When President Zelensky expressed a preparedness on the weekend for a neutral but not disarmed Ukraine, he effectively rolled back the previous frequently expressed Ukrainian national desire for NATO membership in exchange for security guarantees, and expressed flexibility about treatment of the Russian minority in Ukraine.
NATO should decide whom it will admit as members, but Ukraine would not be eligible for a time anyway, and NATO’s status as a defensive alliance has been worn threadbare. In the febrile minds of Mr. Putin and his claque as NATO, contrary to frequent assurances as the Cold War ended, steadily encroached upon what had been since 1945 a Russian sphere of influence of republics of the Soviet Union and an involuntary alliance of occupied or intimidated eastern European states.

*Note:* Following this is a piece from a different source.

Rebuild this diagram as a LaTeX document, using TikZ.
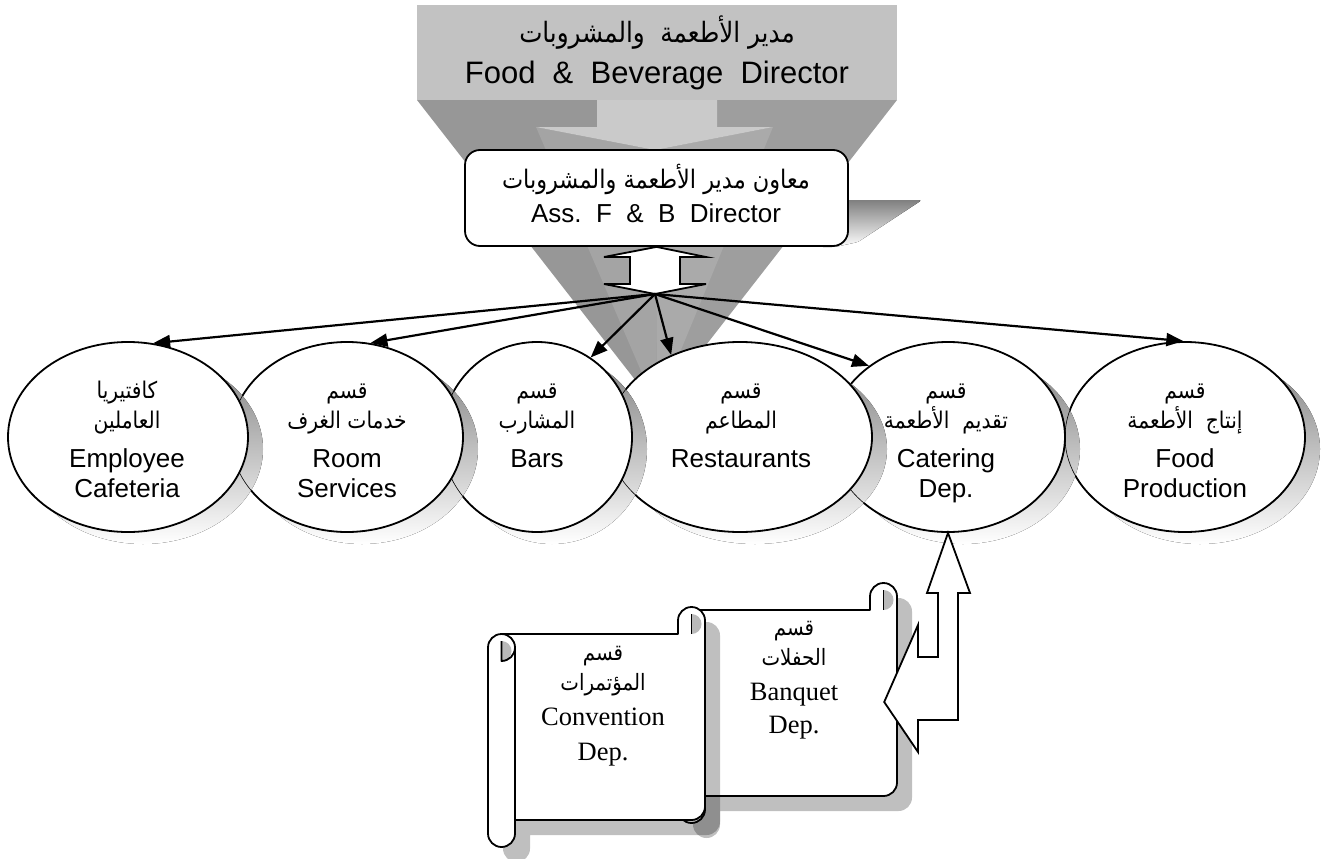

This crisis is abating, and despite President Biden’s floundering, the administration’s performance may not, when all is known, be quite as amateurish as it appeared. It is, however, not too soon to begin actively worrying about the proportions of the disaster looming in the Iranian discussions. With the Biden administration, cold terror of its next foreign (and domestic) policy blunder is a self-perpetuating nightmare.